Yes, the full benefits of the TTM ideal would be nice.
But, tradeoffs, as usual.
Quote from Erwin on January 20, 2021, 8:07 pmQuote from tobega on January 13, 2021, 2:12 pm"All the tuples are true and each tuple means that Employee X works in Department Y OR on project Z"
The problem I have with that is that when I project on (Employee, Department), I get a relation value where it is suddenly very difficult to assert anything about the employee's relation to the department. Since it would (I presume) still be required to have "AND" between all the tuples, my only recourse seems to be to say that each tuple means "Employee X may work in Department Y".
Three things I want to say here.
If the predicate of a relation (/relational expression) truly is "Employee X works in Department Y OR on project Z", [and the relation has three attributes X, Y and Z] then the CWA dictates that :
- if X works in dept.Y, then a tuple must be present for each and every possible Z value (each and every possible project) and the particular (X,Y) combination
- if X works on project Z, then a tuple must be present for each and every possible Y value (each and every possible department) and the particular (X,Z) combination.
Note very carefully that where I mentioned this example in my reply, I was talking very specifically of a relation of degree 1, just attribute X, and your Y and Z were ***NOT*** free variables in my predicate.
Representing this predicate in the form of a relation of degree 3, with Y (department) and Z (project) also being attributes of the relation, gets us straight into the territory of OUTER UNION. And while <OR> in A algebra is indeed intended to correspond to that form of union, there are practical reasons why we'd all want to avoid using it in practice, same reasons why real DBMS's ***require*** "heading compatibility" between the arguments used in an invocation of relational UNION.

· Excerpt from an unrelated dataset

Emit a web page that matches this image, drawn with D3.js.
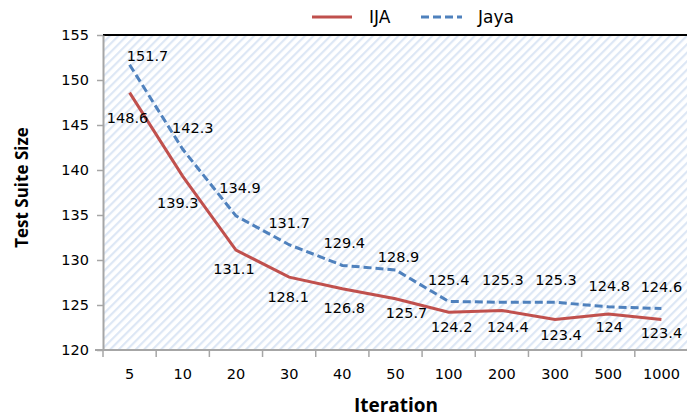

Two, the precise nature of the predicate that is satisfied by the result coming out of your projection (and any projection in general actually). In your example, that predicate is (study very carefully some 15-20 times and only if and when you're sufficiently awake) :
- THERE EXISTS SOME PROJECT Z such that ...
- ... Employee X works in Department Y OR on project Z
Note how the 'Z' has, in terms of logic, become a ***bound*** variable of the predicate, meaning it's no longer a ***free*** variable, meaning there's no corresponding Z attribute in the relation representing that.
The tuples that ***should*** appear in the relation are :
- the (X,Y) tuples that satisfy "Employee X works in Department Y"
- ***ALL*** the (X,Y) tuples such that Y is ***some*** department and X works on ***some*** project Z (further unspecified in this relation)
PONDER THAT SECOND BULLET.
Three, about "it is suddenly very difficult to assert anything about the employee's relation to the department".
If the informational problem you are trying to address in some specific particular piece of code you' re writing is about "the employee's relation to the department", ***and nothing else but that***, then you ***SHOULDN'T*** be inspecting any things that import any concept into the data other than, precisely, "the employee's relation to the department". Meaning, you ***SHOULDN'T*** be inspecting things that say anything, at whatever level of vagueness, about the possible existence of projects that the employee at hand might possibly also be working on. Meaning, if your ***business problem*** is "does this employee work in this department or not", then ***use the relvar that TELLS you thing thing (and nothing else)***.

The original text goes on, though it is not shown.